Supermarkets are apparently writing off about three per cent of revenue against shoplifting, much of which relates to shoppers eating while they do their shopping or finding other ingenious ways to steal.

The other day in my local supermarket, I saw a woman casually open a packet of biscuits, hand one to her grizzling child and then put the packet back on the shelf. But she’d be horrified if she was called a ’shoplifter’.

She later gave the child a French baton to munch on too. No wrapper, no proof.

Some people regularly graze their way around supermarkets but if they pay at the till, no crime has technically been committed.

I’ve been on the receiving end of this type of ‘theft’ and it’s a beyond-annoying experience.

I recently bought some headache tablets, got home and found I’d spent £4 on a lovely, empty packet!

It’s quite astonishing the things people do. I saw one shopper put a half-empty drink bottle on the conveyor belt only to be asked by the cashier if they’d like a new one as ‘this appears to have leaked’. Result!

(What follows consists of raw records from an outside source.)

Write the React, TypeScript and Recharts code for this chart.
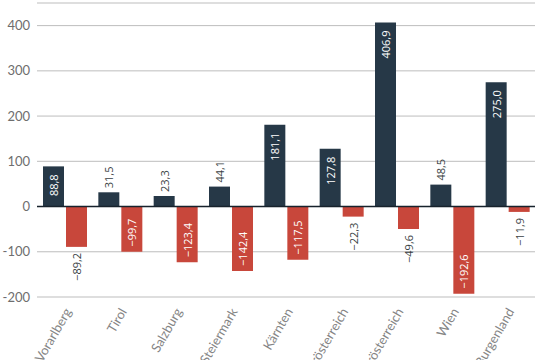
import { BarChart, Bar, XAxis, YAxis, CartesianGrid, ReferenceLine, LabelList } from "recharts";

const states = [
  "Vorarlberg",
  "Tirol",
  "Salzburg",
  "Steiermark",
  "Kärnten",
  "Oberösterreich",
  "Niederösterreich",
  "Wien",
  "Burgenland",
];
const plus = [88.8, 31.5, 23.3, 44.1, 181.1, 127.8, 406.9, 48.5, 275.0];
const minus = [-89.2, -99.7, -123.4, -142.4, -117.5, -22.3, -49.6, -192.6, -11.9];
const yTicks = [-200, -100, 0, 100, 200, 300, 400];

const data = states.map((name, i) => ({ name, plus: plus[i], minus: minus[i] }));

const fmt = (v: number) => (v < 0 ? "\u2212" : "") + Math.abs(v).toFixed(1).replace(".", ",");

// rough text length for 11px Open Sans
const textLen = (s: string) => {
  let w = 0;
  for (const c of s) w += c === "," ? 2.8 : 6.3;
  return w;
};

const ValueLabel = (props: any) => {
  const { x, y, width, height, value } = props;
  const txt = fmt(value);
  const top = Math.min(y, y + height);
  const bottom = Math.max(y, y + height);
  const h = bottom - top;
  const fits = textLen(txt) + 14 <= h;
  const cx = x + width / 2;
  let ty: number;
  let anchor: "start" | "end";
  if (value >= 0) {
    if (fits) {
      ty = top + 8;
      anchor = "end";
    } else {
      ty = top - 4;
      anchor = "start";
    }
  } else {
    if (fits) {
      ty = bottom - 5;
      anchor = "start";
    } else {
      ty = bottom + 6;
      anchor = "end";
    }
  }
  return (
    <text
      x={cx}
      y={ty}
      transform={`rotate(-90, ${cx}, ${ty})`}
      textAnchor={anchor}
      dominantBaseline="central"
      fontSize={11}
      fontFamily="Open Sans"
      fill={fits ? "#ffffff" : "#3a3f44"}
    >
      {txt}
    </text>
  );
};

const XTick = (props: any) => {
  const { x, y, payload } = props;
  return (
    <g transform={`translate(${x + 3}, ${y + 4})`}>
      <text
        x={0}
        y={0}
        textAnchor="end"
        dominantBaseline="central"
        transform="rotate(-60)"
        fontSize={13}
        fontFamily="Lato"
        fill="#858585"
      >
        {payload.value}
      </text>
    </g>
  );
};

export default function App() {
  return (
    <div style={{ position: "absolute", left: 0, top: 0, width: 540, height: 360, background: "#fff" }}>
      <BarChart
        width={540}
        height={360}
        data={data}
        margin={{ top: 3, right: 5, bottom: 0, left: 0 }}
        barSize={21}
        barGap={2}
      >
        <CartesianGrid vertical={false} stroke="#bdbdbd" />
        <XAxis
          dataKey="name"
          axisLine={false}
          tickLine={false}
          height={63}
          interval={0}
          tick={<XTick />}
        />
        <YAxis
          domain={[-200, 450]}
          ticks={yTicks}
          axisLine={false}
          tickLine={false}
          width={37}
          tickSize={0}
          tickMargin={7}
          tick={{ fontSize: 13, fontFamily: "Lato", fill: "#6e6e6e" }}
        />
        <ReferenceLine y={0} stroke="#17222c" strokeWidth={1.5} />
        <Bar dataKey="plus" fill="#263847" isAnimationActive={false}>
          <LabelList dataKey="plus" content={<ValueLabel />} />
        </Bar>
        <Bar dataKey="minus" fill="#c8473b" isAnimationActive={false}>
          <LabelList dataKey="minus" content={<ValueLabel />} />
        </Bar>
      </BarChart>
    </div>
  );
}
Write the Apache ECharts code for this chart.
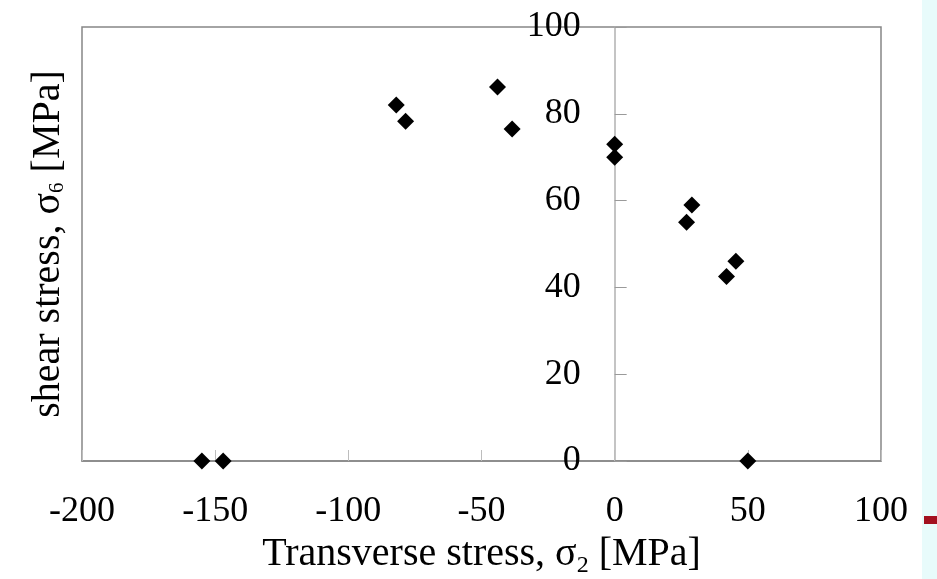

I was also fascinated by a women recently shoving as many extra spring onions as she could manage under the elastic band of a standard bunch to make a massive bundle which was probably the equivalent of at least three.

Was she doing it covertly? Not a bit. She was making a great show of choosing them. I tried the cyber death glare but it went straight over her head. She had no shame, but rather a lot of spring onions.

The law states that you have to intend to defraud the supermarket to be committing an offence, so when you’re simply eating and paying later, it hardly constitutes a crime.

But if you’re going to help yourself to something, pay for it.

And please don’t put an empty Nurofen packet back as it could result in a headache for more than just the supermarket.

A BEAUTIFUL COINCIDENCE WHEN BOOKING A FAMILY HISTORY TRIP

Do you believe in fate? A few months ago I was following family history trails and wanted to see my grandmother’s birthplace.

Being in a very rural part of the country, there weren’t any hotels but on Airbnb I found a really lovely annexe to an old cottage which seemed very close to where she was born.

After booking, I was sent details and had to look twice at the address.

It transpires it wasn’t just near my grandmother’s cottage – it was the very same cottage!

The lovely couple who owned it insisted on showing us around. I was overwhelmed. They even had a daughter called Phoebe, the name of my great aunt who had once lived there more than 100 years ago.

What are the chances?

ACCIDENT OR WICKED GENIUS? AN AWKWARD TV AD PLACEMENT

I used to work in advertising so I know that media buyers have a challenging job, particularly in finding a synergy between the TV programmes scheduled and the adverts they have to buy air time for.

But I couldn’t help but laugh the other day.

ITN ran a story about the very lucky American teenager who had woken up while camping in Colorado to find a bear actually chewing his head!

He’d miraculously fought back to escape with his life and missing just a few clumps of scalp.

What do you think came on during the next ad break? The advert which features a man with a gigantic rapping bear eating Müller rice pudding.

It was probably completely unintentional, but wickedly genius nevertheless.